◆ Problem to solve: Reproduce each line from the first in the data through the line that contains "ax = fig.add_axes([0.161, 0.253, 0.832, 0.406])" exactly; give nothing else.

------------------------------------------------------------------------

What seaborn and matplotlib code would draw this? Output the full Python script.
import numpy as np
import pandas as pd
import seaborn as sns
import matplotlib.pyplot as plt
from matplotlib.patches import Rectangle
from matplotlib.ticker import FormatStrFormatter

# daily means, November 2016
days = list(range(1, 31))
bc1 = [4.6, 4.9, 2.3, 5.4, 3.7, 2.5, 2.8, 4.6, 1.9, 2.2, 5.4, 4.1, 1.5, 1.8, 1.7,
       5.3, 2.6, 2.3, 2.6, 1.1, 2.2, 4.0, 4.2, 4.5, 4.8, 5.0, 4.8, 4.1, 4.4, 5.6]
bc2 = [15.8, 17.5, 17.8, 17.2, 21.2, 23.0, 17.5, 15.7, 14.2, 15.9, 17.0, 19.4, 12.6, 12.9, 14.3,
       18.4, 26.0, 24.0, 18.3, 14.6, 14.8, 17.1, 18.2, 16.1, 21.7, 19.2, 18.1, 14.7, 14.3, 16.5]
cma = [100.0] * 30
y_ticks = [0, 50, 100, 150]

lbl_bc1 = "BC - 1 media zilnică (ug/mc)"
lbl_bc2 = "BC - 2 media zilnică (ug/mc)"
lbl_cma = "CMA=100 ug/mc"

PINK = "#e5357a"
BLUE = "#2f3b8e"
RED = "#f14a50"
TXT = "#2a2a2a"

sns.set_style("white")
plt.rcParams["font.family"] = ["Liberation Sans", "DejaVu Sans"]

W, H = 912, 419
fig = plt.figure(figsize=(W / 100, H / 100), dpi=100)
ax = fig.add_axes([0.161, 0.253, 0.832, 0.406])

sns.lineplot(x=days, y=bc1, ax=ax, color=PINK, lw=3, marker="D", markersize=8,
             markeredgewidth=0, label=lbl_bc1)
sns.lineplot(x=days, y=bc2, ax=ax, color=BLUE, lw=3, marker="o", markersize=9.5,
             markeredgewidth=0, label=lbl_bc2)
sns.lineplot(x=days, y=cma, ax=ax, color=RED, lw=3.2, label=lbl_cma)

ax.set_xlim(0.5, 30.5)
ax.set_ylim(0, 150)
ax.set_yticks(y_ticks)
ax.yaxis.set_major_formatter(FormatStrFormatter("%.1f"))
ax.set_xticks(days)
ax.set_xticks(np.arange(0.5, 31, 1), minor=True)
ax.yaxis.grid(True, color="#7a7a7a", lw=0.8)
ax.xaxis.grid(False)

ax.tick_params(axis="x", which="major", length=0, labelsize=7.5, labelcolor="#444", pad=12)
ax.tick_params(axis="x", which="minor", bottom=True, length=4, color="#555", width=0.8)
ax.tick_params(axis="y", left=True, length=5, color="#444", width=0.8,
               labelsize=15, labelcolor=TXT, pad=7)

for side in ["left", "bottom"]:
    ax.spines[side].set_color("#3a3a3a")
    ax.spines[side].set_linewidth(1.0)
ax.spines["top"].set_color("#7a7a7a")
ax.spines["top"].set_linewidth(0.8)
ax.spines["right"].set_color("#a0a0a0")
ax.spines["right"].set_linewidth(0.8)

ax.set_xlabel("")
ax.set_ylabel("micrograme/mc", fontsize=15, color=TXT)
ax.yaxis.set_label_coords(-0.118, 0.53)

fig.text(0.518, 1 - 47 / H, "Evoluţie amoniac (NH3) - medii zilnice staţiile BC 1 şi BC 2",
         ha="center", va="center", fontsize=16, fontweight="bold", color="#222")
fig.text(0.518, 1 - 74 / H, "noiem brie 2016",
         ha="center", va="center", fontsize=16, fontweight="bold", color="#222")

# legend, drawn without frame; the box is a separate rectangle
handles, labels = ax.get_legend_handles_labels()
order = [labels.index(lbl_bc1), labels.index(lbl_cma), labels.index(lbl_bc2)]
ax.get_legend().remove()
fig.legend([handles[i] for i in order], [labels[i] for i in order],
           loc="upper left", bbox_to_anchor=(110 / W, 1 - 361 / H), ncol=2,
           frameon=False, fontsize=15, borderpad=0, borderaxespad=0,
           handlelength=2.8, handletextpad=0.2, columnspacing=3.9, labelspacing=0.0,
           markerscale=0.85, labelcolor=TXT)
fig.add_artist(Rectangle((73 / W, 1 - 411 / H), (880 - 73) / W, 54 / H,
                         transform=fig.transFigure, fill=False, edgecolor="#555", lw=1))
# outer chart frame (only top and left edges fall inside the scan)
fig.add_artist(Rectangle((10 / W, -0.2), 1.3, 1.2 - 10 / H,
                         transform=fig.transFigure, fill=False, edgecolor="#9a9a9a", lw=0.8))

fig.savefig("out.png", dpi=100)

------------------------------------------------------------------------

◆ Problem solution:
What seaborn and matplotlib code would draw this? Output the full Python script.
import numpy as np
import pandas as pd
import seaborn as sns
import matplotlib.pyplot as plt
from matplotlib.patches import Rectangle
from matplotlib.ticker import FormatStrFormatter

# daily means, November 2016
days = list(range(1, 31))
bc1 = [4.6, 4.9, 2.3, 5.4, 3.7, 2.5, 2.8, 4.6, 1.9, 2.2, 5.4, 4.1, 1.5, 1.8, 1.7,
       5.3, 2.6, 2.3, 2.6, 1.1, 2.2, 4.0, 4.2, 4.5, 4.8, 5.0, 4.8, 4.1, 4.4, 5.6]
bc2 = [15.8, 17.5, 17.8, 17.2, 21.2, 23.0, 17.5, 15.7, 14.2, 15.9, 17.0, 19.4, 12.6, 12.9, 14.3,
       18.4, 26.0, 24.0, 18.3, 14.6, 14.8, 17.1, 18.2, 16.1, 21.7, 19.2, 18.1, 14.7, 14.3, 16.5]
cma = [100.0] * 30
y_ticks = [0, 50, 100, 150]

lbl_bc1 = "BC - 1 media zilnică (ug/mc)"
lbl_bc2 = "BC - 2 media zilnică (ug/mc)"
lbl_cma = "CMA=100 ug/mc"

PINK = "#e5357a"
BLUE = "#2f3b8e"
RED = "#f14a50"
TXT = "#2a2a2a"

sns.set_style("white")
plt.rcParams["font.family"] = ["Liberation Sans", "DejaVu Sans"]

W, H = 912, 419
fig = plt.figure(figsize=(W / 100, H / 100), dpi=100)
ax = fig.add_axes([0.161, 0.253, 0.832, 0.406])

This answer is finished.